We enjoy many catty chats about our favourite love to hate passenger, zee Cowboy. That's fun until he stops taking the train and we have to focus on others and ourselves for entertainment value on the ride home. There's a lot of good value for money with us together ridin' the rails though. Everyone's a target.

What would that little man think if he know he was personally responsible for forging such train friendships? I don't know. I wonder if that chick stuffed into the spandex could lend some insight.

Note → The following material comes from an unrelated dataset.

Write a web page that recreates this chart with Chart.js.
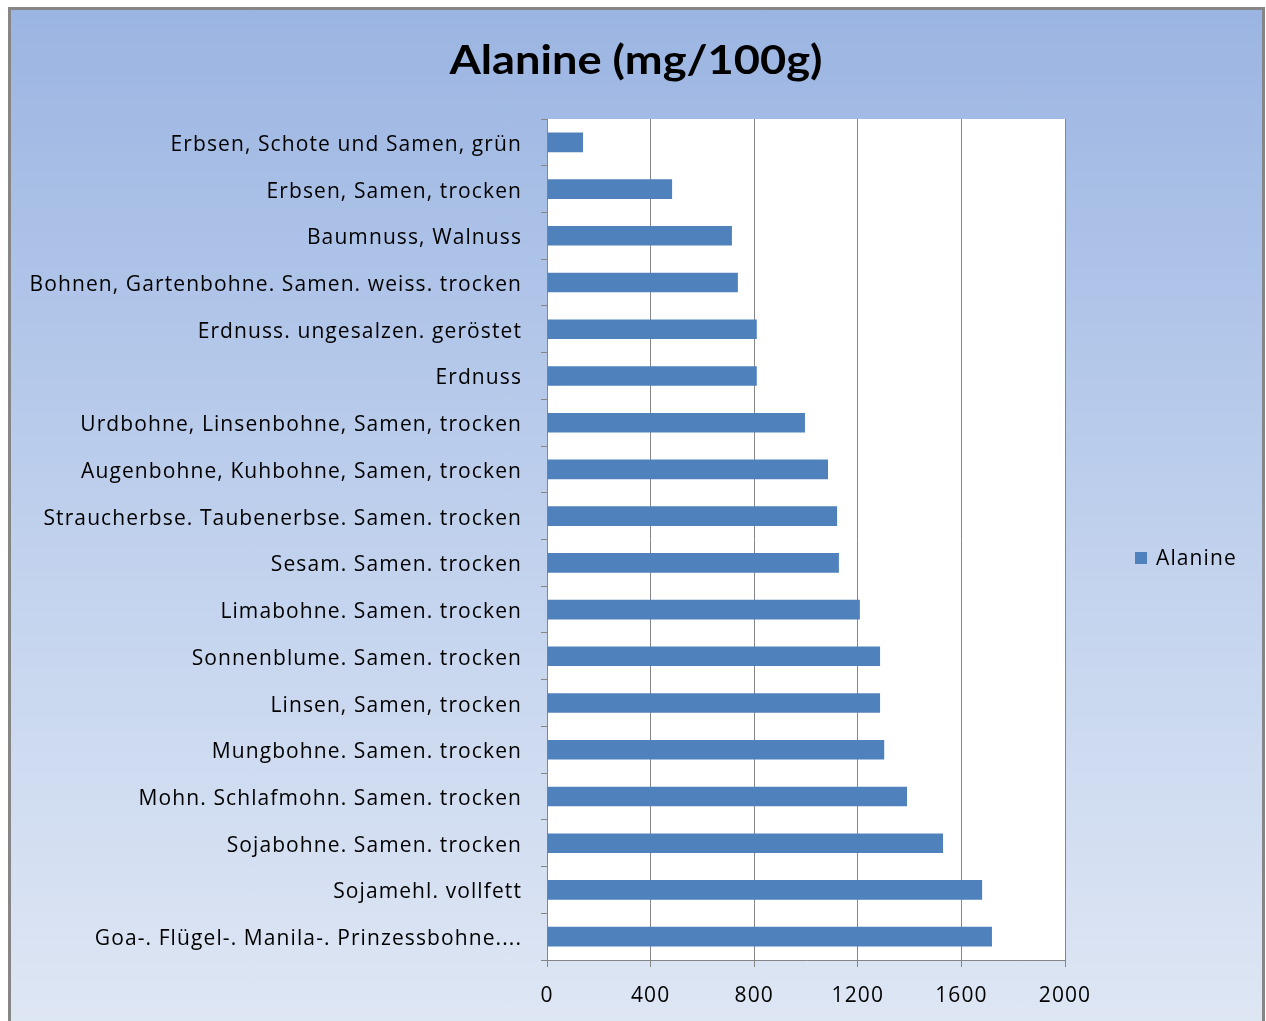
<!DOCTYPE html>
<html>
<head>
<meta charset="utf-8">
<script src="https://cdn.jsdelivr.net/npm/chart.js@4/dist/chart.umd.min.js"></script>
<style>
  html, body { margin: 0; padding: 0; width: 1266px; height: 1021px; overflow: hidden; background: #ffffff; }
  #frame {
    position: absolute; left: 8px; top: 7px; width: 1251px; height: 1030px;
    border: 3px solid #868686;
    background: linear-gradient(to bottom, #9bb5e2 0%, #c3d3ee 55%, #dfe7f4 100%);
  }
  #chart { position: absolute; left: 0; top: 0; }
</style>
</head>
<body>
<div id="frame"></div>
<canvas id="chart" width="1266" height="1021"></canvas>
<script>
const categories = [
  "Erbsen, Schote und Samen, grün",
  "Erbsen, Samen, trocken",
  "Baumnuss, Walnuss",
  "Bohnen, Gartenbohne. Samen. weiss. trocken",
  "Erdnuss. ungesalzen. geröstet",
  "Erdnuss",
  "Urdbohne, Linsenbohne, Samen, trocken",
  "Augenbohne, Kuhbohne, Samen, trocken",
  "Straucherbse. Taubenerbse. Samen. trocken",
  "Sesam. Samen. trocken",
  "Limabohne. Samen. trocken",
  "Sonnenblume. Samen. trocken",
  "Linsen, Samen, trocken",
  "Mungbohne. Samen. trocken",
  "Mohn. Schlafmohn. Samen. trocken",
  "Sojabohne. Samen. trocken",
  "Sojamehl. vollfett",
  "Goa-. Flügel-. Manila-. Prinzessbohne...."
];
const alanine = [139, 483, 714, 737, 810, 810, 996, 1085, 1120, 1127, 1208, 1286, 1286, 1302, 1390, 1529, 1680, 1718];
const xTicks = [0, 400, 800, 1200, 1600, 2000];
const seriesName = "Alanine";
const chartTitle = "Alanine (mg/100g)";

const FONT = "'Open Sans', sans-serif";
const TITLE_FONT = "Lato, sans-serif";
const GRID = "#868686";
const BAR = "#4f81bd";

// White plot area behind the bars; loose letter spacing for axis text
const plotBackground = {
  id: "plotBackground",
  beforeDraw(chart) {
    const a = chart.chartArea;
    const ctx = chart.ctx;
    ctx.save();
    ctx.fillStyle = "#ffffff";
    ctx.fillRect(a.left, a.top, a.right - a.left, a.bottom - a.top);
    ctx.restore();
    ctx.letterSpacing = "1.1px";
  }
};

// Heading centred across the whole frame, slightly widened
const heading = {
  id: "heading",
  afterDraw(chart) {
    const ctx = chart.ctx;
    ctx.save();
    ctx.letterSpacing = "0px";
    ctx.font = "bold 40px " + TITLE_FONT;
    ctx.fillStyle = "#000000";
    ctx.textAlign = "center";
    ctx.textBaseline = "alphabetic";
    ctx.translate(636, 74);
    ctx.scale(1.13, 1);
    ctx.fillText(chartTitle, 0, 0);
    ctx.restore();
  }
};

// Legend entry drawn to the right of the plot area
const sideLegend = {
  id: "sideLegend",
  afterDraw(chart) {
    const ctx = chart.ctx;
    const ds = chart.data.datasets[0];
    ctx.save();
    ctx.fillStyle = ds.backgroundColor;
    ctx.fillRect(1135, 552, 12, 12);
    ctx.fillStyle = "#000000";
    ctx.letterSpacing = "1.1px";
    ctx.font = "21px " + FONT;
    ctx.textBaseline = "middle";
    ctx.textAlign = "left";
    ctx.fillText(ds.label, 1156, 559);
    ctx.restore();
  }
};

new Chart(document.getElementById("chart"), {
  type: "bar",
  data: {
    labels: categories,
    datasets: [{
      label: seriesName,
      data: alanine,
      backgroundColor: BAR,
      borderWidth: 0,
      categoryPercentage: 0.42,
      barPercentage: 1.0
    }]
  },
  options: {
    indexAxis: "y",
    responsive: false,
    animation: false,
    devicePixelRatio: 1,
    layout: { padding: { left: 0, right: 201, top: 119, bottom: 0 } },
    plugins: {
      legend: { display: false },
      tooltip: { enabled: false },
      title: { display: false }
    },
    scales: {
      x: {
        min: 0, max: 2000,
        afterBuildTicks(scale) { scale.ticks = xTicks.map(v => ({ value: v })); },
        afterFit(scale) { scale.height = 61; },
        grid: { color: GRID, lineWidth: 1, drawTicks: true, tickLength: 7, tickColor: GRID },
        border: { color: GRID, width: 1 },
        ticks: {
          color: "#000000", font: { family: FONT, size: 21 }, padding: 16, maxRotation: 0,
          callback: (v) => String(v)
        }
      },
      y: {
        afterFit(scale) { scale.width = 547; },
        grid: { offset: true, drawOnChartArea: false, drawTicks: true, tickLength: 6, tickColor: GRID },
        border: { color: GRID, width: 1 },
        ticks: { color: "#000000", font: { family: FONT, size: 21 }, padding: 19, labelOffset: 2.5, autoSkip: false }
      }
    }
  },
  plugins: [plotBackground, heading, sideLegend]
});
</script>
</body>
</html>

Grouse Is A Dish Best Served Cold

I do so love a catchy title don't you? Sometimes that's all there is. Although I don't vividly remember the story itself, David Sedaris' Dinah The Christmas Whore is a title burned forever in my memory.

Anyway.

It's been brought to my attention (by me) that I cannot write unless I'm very interested in something, really happy about a particular event, pissed off or reviewing one event or another. Is there no middle ground? Perhaps this is it. Rambling around in my own brain looking for a way out.

A recurring thought - had I realized sooner that I, of all others, should by now be a literary scene darling pretending to hate the parties, I wouldn't be in this mess. You see, often I'll read something by one of the good Mssrs Sedaris, Lethem, Burroughs or Palahniuk, I think 'hey fucker, stop marauding around in my head and give me back my stuff'. Many's the time when I've already thought, said, described something in just the way one of them has and it makes me crazy/crazier.

Vicky and Sandra, booster commissionaires extraordinaires, tell me there there, you've got the Canadian perspective, the crazy family, the brilliant friends, just do it! They might be right.

I'll let you know how that works out for me. In between downloading songs for my iPod, my favourite inanimate object of late.